In recent months, there has been a series of acts of repression that show how the Senegalese government is seeking to intimidate the entire population, and especially the migrant population. The authorities are using the army, gendarmerie and police to stifle any situation that might lead to controversy in the country, as illustrated by the following list:

  • On 10 July, 101 people set off from Fass Boye, in Thies. More than a month later, 38 survivors were found 275km away from Cape Verde, but only 7 bodies were recovered. When the Senegalese government decided to repatriate only the survivors and leave the dead in Cape Verde, the people of Fass Boye demonstrated against this decision. After the demonstrations, the gendarmerie returned at 3 a.m. to enter the houses, grabbed the demonstrators, beat them up and took them to the police station.
  • On the night of 9 to 10 August, on the beach at Diokoul Kaw in the Rufisque neighbourhood of Dakar, around a hundred young Senegalese were preparing to leave for the Canary Islands. The group was waiting for the fisherboat on the seafront at around 2am.
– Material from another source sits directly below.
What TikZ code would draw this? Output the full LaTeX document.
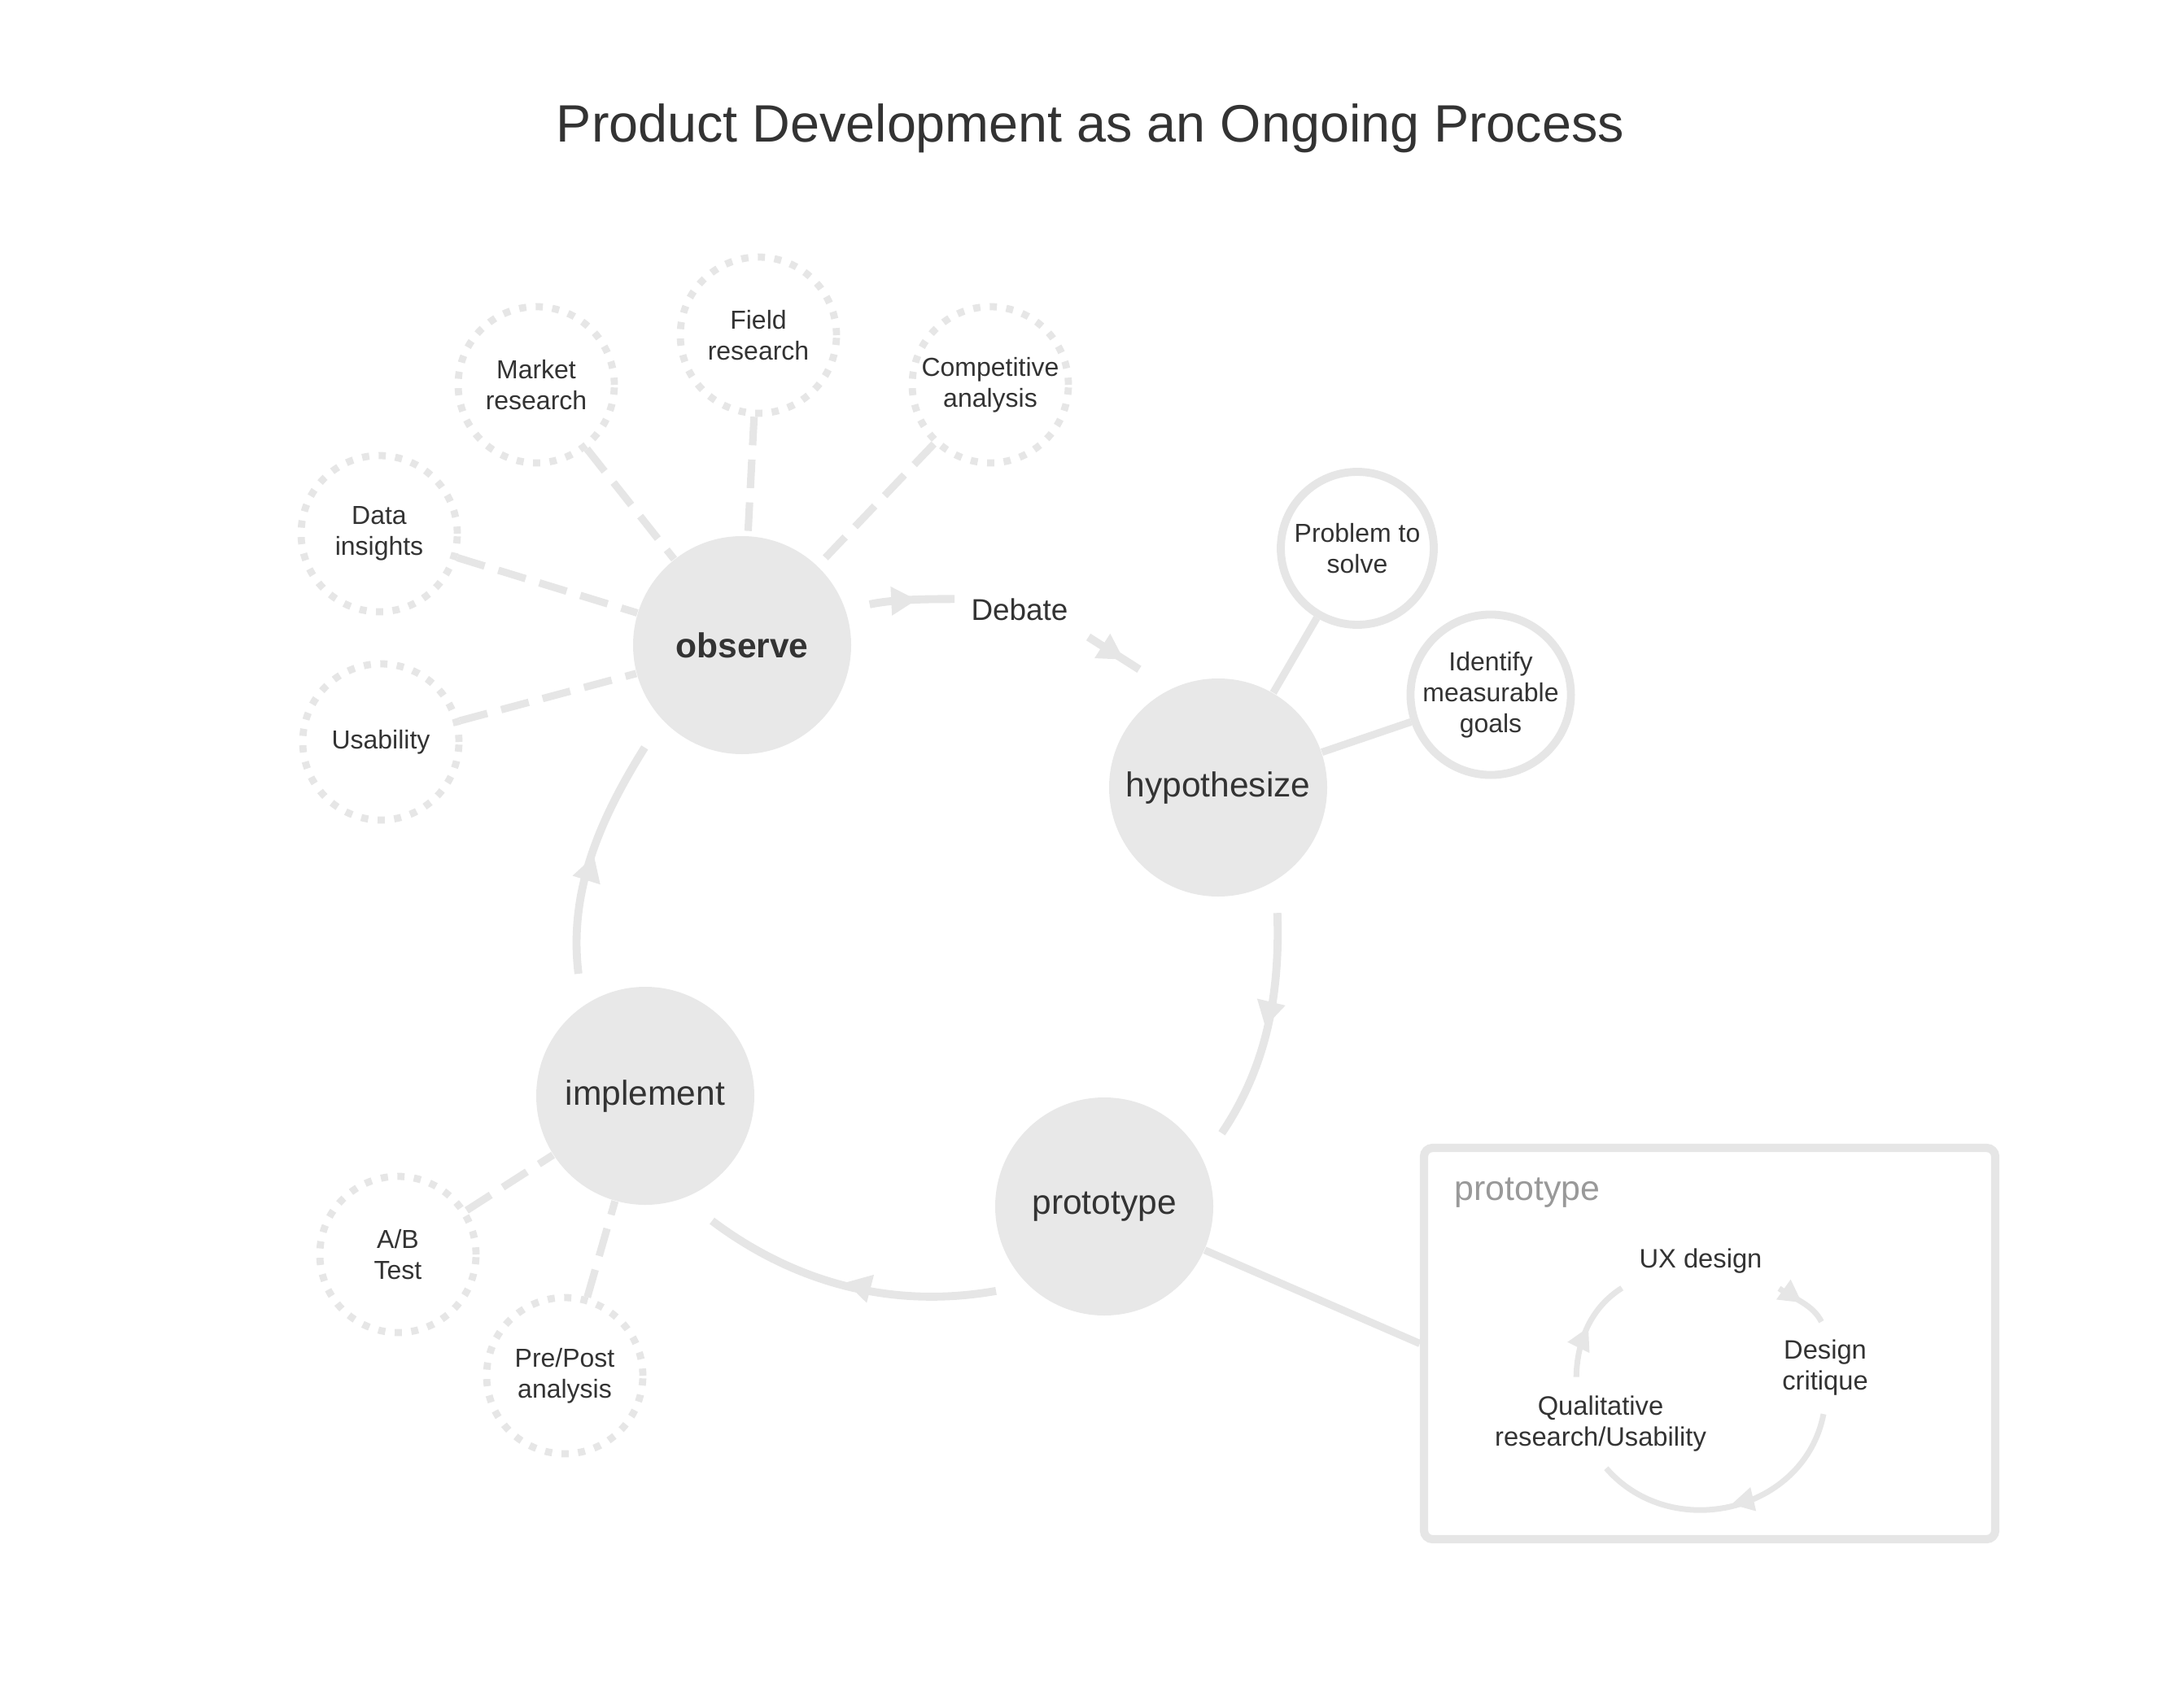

The Senegalese police spotted the group and after firing into the air to disperse the crowd, a gendarmerie officer opened fire on the crowd as they made their way back to the houses. Unfortunately, a young boy was hit from behind by a bullet and died instantly. Until now, no further action has been taken on this case.
  • A group of 184 people left Senegal on 20 August and were intercepted by the Spanish Guardia Civil in Mauritanian waters, which then carried out a pushback. The group was handed over to the Senegalese navy on 30 August and subjected to numerous abuses by Spanish and Senegalese officials. In addition, 8 people are under investigation by the National Division for Combating Trafficking (DNLT) and are being prosecuted for criminal conspiracy, complicity in the smuggling of migrants and endangering the lives of others.
  • On 18 September in Cayar, in the Thiès region, a group of people embarking for the Canary Islands were stopped by the gendarmerie while they were leaving. But the arrest ended in clashes between the gendarmes and the local population. As usual, the gendarmes arrived again later in the night to enter people’s homes, arrest them, hit them and take them to the police station.

These examples show that the government’s strategy is to sow fear by using violence in order to intimidate and dissuade the population from leaving. We denounce this policy as unjust, violent, barbaric and authoritarian.


At Gandiol, region of St-Louis, Guardia Civil officers are surveilling the beach. Source: AP Dakar

In the past years, Senegal has established close cooperation with Guardia Civil and FRONTEX. Source: AP Dakar

We are outraged by the mediocrity of our governments, but we continue to see our brothers and sisters dying at sea. In these days, departures from Senegal are making international media headlines, but the problems date back decades, if not centuries: they are rooted in the capitalist exploitation of our resources, the neo-colonial and murderous policies of the European Union and the incompetence of our governments.